— Goal of the exercise —
Go through the listing and set it down exactly, leaving out its pictures.

----------------------------------------

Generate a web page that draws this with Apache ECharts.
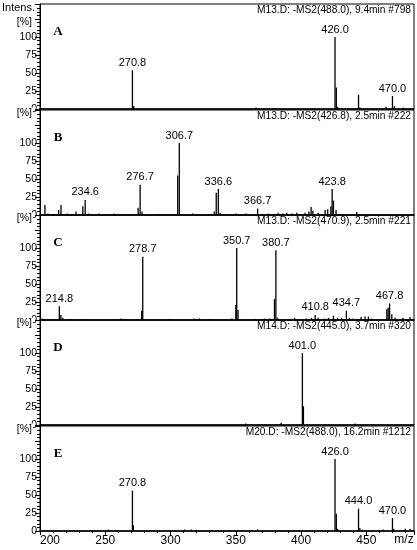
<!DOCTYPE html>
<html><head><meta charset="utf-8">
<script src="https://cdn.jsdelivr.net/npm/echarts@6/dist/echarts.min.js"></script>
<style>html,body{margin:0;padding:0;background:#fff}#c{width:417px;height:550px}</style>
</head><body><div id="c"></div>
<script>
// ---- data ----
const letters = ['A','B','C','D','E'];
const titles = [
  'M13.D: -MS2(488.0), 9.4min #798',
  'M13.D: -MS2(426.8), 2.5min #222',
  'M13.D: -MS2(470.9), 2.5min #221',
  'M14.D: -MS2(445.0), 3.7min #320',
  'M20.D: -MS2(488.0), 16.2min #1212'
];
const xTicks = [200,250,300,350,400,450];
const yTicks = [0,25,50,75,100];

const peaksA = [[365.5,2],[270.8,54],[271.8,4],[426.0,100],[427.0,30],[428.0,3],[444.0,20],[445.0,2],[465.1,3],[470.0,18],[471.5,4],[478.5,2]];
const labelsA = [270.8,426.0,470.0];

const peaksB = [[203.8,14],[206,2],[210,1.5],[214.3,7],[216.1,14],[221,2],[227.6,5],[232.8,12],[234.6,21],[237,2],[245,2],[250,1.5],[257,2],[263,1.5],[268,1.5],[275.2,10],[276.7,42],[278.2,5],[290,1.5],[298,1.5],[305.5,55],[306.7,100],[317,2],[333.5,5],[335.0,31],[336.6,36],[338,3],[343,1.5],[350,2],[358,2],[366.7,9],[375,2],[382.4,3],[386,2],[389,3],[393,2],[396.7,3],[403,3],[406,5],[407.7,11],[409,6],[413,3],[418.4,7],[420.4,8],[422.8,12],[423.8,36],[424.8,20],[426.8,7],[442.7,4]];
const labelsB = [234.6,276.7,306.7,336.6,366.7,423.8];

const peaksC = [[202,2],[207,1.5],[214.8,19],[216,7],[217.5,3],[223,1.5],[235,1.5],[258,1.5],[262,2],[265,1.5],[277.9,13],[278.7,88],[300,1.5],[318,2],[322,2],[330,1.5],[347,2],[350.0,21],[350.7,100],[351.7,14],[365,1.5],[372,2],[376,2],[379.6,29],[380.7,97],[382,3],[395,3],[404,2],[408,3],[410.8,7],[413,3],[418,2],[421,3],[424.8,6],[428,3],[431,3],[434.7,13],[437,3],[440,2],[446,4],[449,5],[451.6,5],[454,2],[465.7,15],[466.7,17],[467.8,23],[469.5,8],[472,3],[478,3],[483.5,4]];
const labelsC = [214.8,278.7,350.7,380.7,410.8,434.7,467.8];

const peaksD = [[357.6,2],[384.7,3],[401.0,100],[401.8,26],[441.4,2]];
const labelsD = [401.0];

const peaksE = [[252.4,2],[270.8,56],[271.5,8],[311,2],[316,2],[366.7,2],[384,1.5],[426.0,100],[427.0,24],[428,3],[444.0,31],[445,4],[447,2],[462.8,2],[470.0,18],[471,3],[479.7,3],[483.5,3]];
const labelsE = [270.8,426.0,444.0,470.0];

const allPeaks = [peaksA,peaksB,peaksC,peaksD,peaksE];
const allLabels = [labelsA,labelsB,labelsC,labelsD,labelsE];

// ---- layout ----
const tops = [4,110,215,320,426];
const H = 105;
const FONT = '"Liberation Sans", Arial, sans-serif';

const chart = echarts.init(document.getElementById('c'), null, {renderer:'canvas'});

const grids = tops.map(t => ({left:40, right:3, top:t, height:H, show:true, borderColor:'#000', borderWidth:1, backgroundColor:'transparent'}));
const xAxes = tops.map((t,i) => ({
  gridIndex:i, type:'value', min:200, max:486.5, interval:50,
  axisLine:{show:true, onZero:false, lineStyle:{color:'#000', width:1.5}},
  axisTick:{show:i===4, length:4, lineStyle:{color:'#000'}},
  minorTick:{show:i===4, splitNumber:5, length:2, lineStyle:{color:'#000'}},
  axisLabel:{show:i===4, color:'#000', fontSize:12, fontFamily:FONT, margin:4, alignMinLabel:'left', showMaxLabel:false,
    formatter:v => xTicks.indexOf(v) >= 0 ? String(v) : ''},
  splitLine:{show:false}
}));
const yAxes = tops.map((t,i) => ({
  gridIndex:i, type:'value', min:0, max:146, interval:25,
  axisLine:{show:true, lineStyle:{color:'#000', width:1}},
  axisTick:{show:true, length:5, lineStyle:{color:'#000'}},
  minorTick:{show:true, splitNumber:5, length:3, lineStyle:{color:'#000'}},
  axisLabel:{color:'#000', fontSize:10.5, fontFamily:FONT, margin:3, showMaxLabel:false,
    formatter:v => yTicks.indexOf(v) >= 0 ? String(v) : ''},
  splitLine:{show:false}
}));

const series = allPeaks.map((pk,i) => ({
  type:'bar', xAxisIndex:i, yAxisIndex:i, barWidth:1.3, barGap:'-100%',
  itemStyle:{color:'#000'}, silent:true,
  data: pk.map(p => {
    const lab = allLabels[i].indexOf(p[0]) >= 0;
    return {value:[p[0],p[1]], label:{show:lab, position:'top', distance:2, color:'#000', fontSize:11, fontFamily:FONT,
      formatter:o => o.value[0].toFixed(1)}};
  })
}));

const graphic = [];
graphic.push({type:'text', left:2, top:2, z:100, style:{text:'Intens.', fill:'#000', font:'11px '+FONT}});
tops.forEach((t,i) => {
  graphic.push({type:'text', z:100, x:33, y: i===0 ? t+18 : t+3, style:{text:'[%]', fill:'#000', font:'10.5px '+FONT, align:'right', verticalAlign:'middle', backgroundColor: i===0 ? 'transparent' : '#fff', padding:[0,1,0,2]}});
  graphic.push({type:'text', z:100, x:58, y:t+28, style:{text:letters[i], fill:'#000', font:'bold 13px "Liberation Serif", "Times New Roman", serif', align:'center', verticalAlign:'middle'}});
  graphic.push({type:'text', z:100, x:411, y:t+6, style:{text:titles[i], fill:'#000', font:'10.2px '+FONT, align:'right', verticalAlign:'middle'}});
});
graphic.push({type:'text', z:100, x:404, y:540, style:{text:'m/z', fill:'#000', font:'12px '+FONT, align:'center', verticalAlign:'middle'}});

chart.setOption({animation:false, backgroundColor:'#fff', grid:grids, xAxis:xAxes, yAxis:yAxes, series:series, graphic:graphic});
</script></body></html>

----------------------------------------

— Problem solution —
Generate a web page that draws this with Apache ECharts.
<!DOCTYPE html>
<html><head><meta charset="utf-8">
<script src="https://cdn.jsdelivr.net/npm/echarts@6/dist/echarts.min.js"></script>
<style>html,body{margin:0;padding:0;background:#fff}#c{width:417px;height:550px}</style>
</head><body><div id="c"></div>
<script>
// ---- data ----
const letters = ['A','B','C','D','E'];
const titles = [
  'M13.D: -MS2(488.0), 9.4min #798',
  'M13.D: -MS2(426.8), 2.5min #222',
  'M13.D: -MS2(470.9), 2.5min #221',
  'M14.D: -MS2(445.0), 3.7min #320',
  'M20.D: -MS2(488.0), 16.2min #1212'
];
const xTicks = [200,250,300,350,400,450];
const yTicks = [0,25,50,75,100];

const peaksA = [[365.5,2],[270.8,54],[271.8,4],[426.0,100],[427.0,30],[428.0,3],[444.0,20],[445.0,2],[465.1,3],[470.0,18],[471.5,4],[478.5,2]];
const labelsA = [270.8,426.0,470.0];

const peaksB = [[203.8,14],[206,2],[210,1.5],[214.3,7],[216.1,14],[221,2],[227.6,5],[232.8,12],[234.6,21],[237,2],[245,2],[250,1.5],[257,2],[263,1.5],[268,1.5],[275.2,10],[276.7,42],[278.2,5],[290,1.5],[298,1.5],[305.5,55],[306.7,100],[317,2],[333.5,5],[335.0,31],[336.6,36],[338,3],[343,1.5],[350,2],[358,2],[366.7,9],[375,2],[382.4,3],[386,2],[389,3],[393,2],[396.7,3],[403,3],[406,5],[407.7,11],[409,6],[413,3],[418.4,7],[420.4,8],[422.8,12],[423.8,36],[424.8,20],[426.8,7],[442.7,4]];
const labelsB = [234.6,276.7,306.7,336.6,366.7,423.8];

const peaksC = [[202,2],[207,1.5],[214.8,19],[216,7],[217.5,3],[223,1.5],[235,1.5],[258,1.5],[262,2],[265,1.5],[277.9,13],[278.7,88],[300,1.5],[318,2],[322,2],[330,1.5],[347,2],[350.0,21],[350.7,100],[351.7,14],[365,1.5],[372,2],[376,2],[379.6,29],[380.7,97],[382,3],[395,3],[404,2],[408,3],[410.8,7],[413,3],[418,2],[421,3],[424.8,6],[428,3],[431,3],[434.7,13],[437,3],[440,2],[446,4],[449,5],[451.6,5],[454,2],[465.7,15],[466.7,17],[467.8,23],[469.5,8],[472,3],[478,3],[483.5,4]];
const labelsC = [214.8,278.7,350.7,380.7,410.8,434.7,467.8];

const peaksD = [[357.6,2],[384.7,3],[401.0,100],[401.8,26],[441.4,2]];
const labelsD = [401.0];

const peaksE = [[252.4,2],[270.8,56],[271.5,8],[311,2],[316,2],[366.7,2],[384,1.5],[426.0,100],[427.0,24],[428,3],[444.0,31],[445,4],[447,2],[462.8,2],[470.0,18],[471,3],[479.7,3],[483.5,3]];
const labelsE = [270.8,426.0,444.0,470.0];

const allPeaks = [peaksA,peaksB,peaksC,peaksD,peaksE];
const allLabels = [labelsA,labelsB,labelsC,labelsD,labelsE];

// ---- layout ----
const tops = [4,110,215,320,426];
const H = 105;
const FONT = '"Liberation Sans", Arial, sans-serif';

const chart = echarts.init(document.getElementById('c'), null, {renderer:'canvas'});

const grids = tops.map(t => ({left:40, right:3, top:t, height:H, show:true, borderColor:'#000', borderWidth:1, backgroundColor:'transparent'}));
const xAxes = tops.map((t,i) => ({
  gridIndex:i, type:'value', min:200, max:486.5, interval:50,
  axisLine:{show:true, onZero:false, lineStyle:{color:'#000', width:1.5}},
  axisTick:{show:i===4, length:4, lineStyle:{color:'#000'}},
  minorTick:{show:i===4, splitNumber:5, length:2, lineStyle:{color:'#000'}},
  axisLabel:{show:i===4, color:'#000', fontSize:12, fontFamily:FONT, margin:4, alignMinLabel:'left', showMaxLabel:false,
    formatter:v => xTicks.indexOf(v) >= 0 ? String(v) : ''},
  splitLine:{show:false}
}));
const yAxes = tops.map((t,i) => ({
  gridIndex:i, type:'value', min:0, max:146, interval:25,
  axisLine:{show:true, lineStyle:{color:'#000', width:1}},
  axisTick:{show:true, length:5, lineStyle:{color:'#000'}},
  minorTick:{show:true, splitNumber:5, length:3, lineStyle:{color:'#000'}},
  axisLabel:{color:'#000', fontSize:10.5, fontFamily:FONT, margin:3, showMaxLabel:false,
    formatter:v => yTicks.indexOf(v) >= 0 ? String(v) : ''},
  splitLine:{show:false}
}));

const series = allPeaks.map((pk,i) => ({
  type:'bar', xAxisIndex:i, yAxisIndex:i, barWidth:1.3, barGap:'-100%',
  itemStyle:{color:'#000'}, silent:true,
  data: pk.map(p => {
    const lab = allLabels[i].indexOf(p[0]) >= 0;
    return {value:[p[0],p[1]], label:{show:lab, position:'top', distance:2, color:'#000', fontSize:11, fontFamily:FONT,
      formatter:o => o.value[0].toFixed(1)}};
  })
}));

const graphic = [];
graphic.push({type:'text', left:2, top:2, z:100, style:{text:'Intens.', fill:'#000', font:'11px '+FONT}});
tops.forEach((t,i) => {
  graphic.push({type:'text', z:100, x:33, y: i===0 ? t+18 : t+3, style:{text:'[%]', fill:'#000', font:'10.5px '+FONT, align:'right', verticalAlign:'middle', backgroundColor: i===0 ? 'transparent' : '#fff', padding:[0,1,0,2]}});
  graphic.push({type:'text', z:100, x:58, y:t+28, style:{text:letters[i], fill:'#000', font:'bold 13px "Liberation Serif", "Times New Roman", serif', align:'center', verticalAlign:'middle'}});
  graphic.push({type:'text', z:100, x:411, y:t+6, style:{text:titles[i], fill:'#000', font:'10.2px '+FONT, align:'right', verticalAlign:'middle'}});
});
graphic.push({type:'text', z:100, x:404, y:540, style:{text:'m/z', fill:'#000', font:'12px '+FONT, align:'center', verticalAlign:'middle'}});

chart.setOption({animation:false, backgroundColor:'#fff', grid:grids, xAxis:xAxes, yAxis:yAxes, series:series, graphic:graphic});
</script></body></html>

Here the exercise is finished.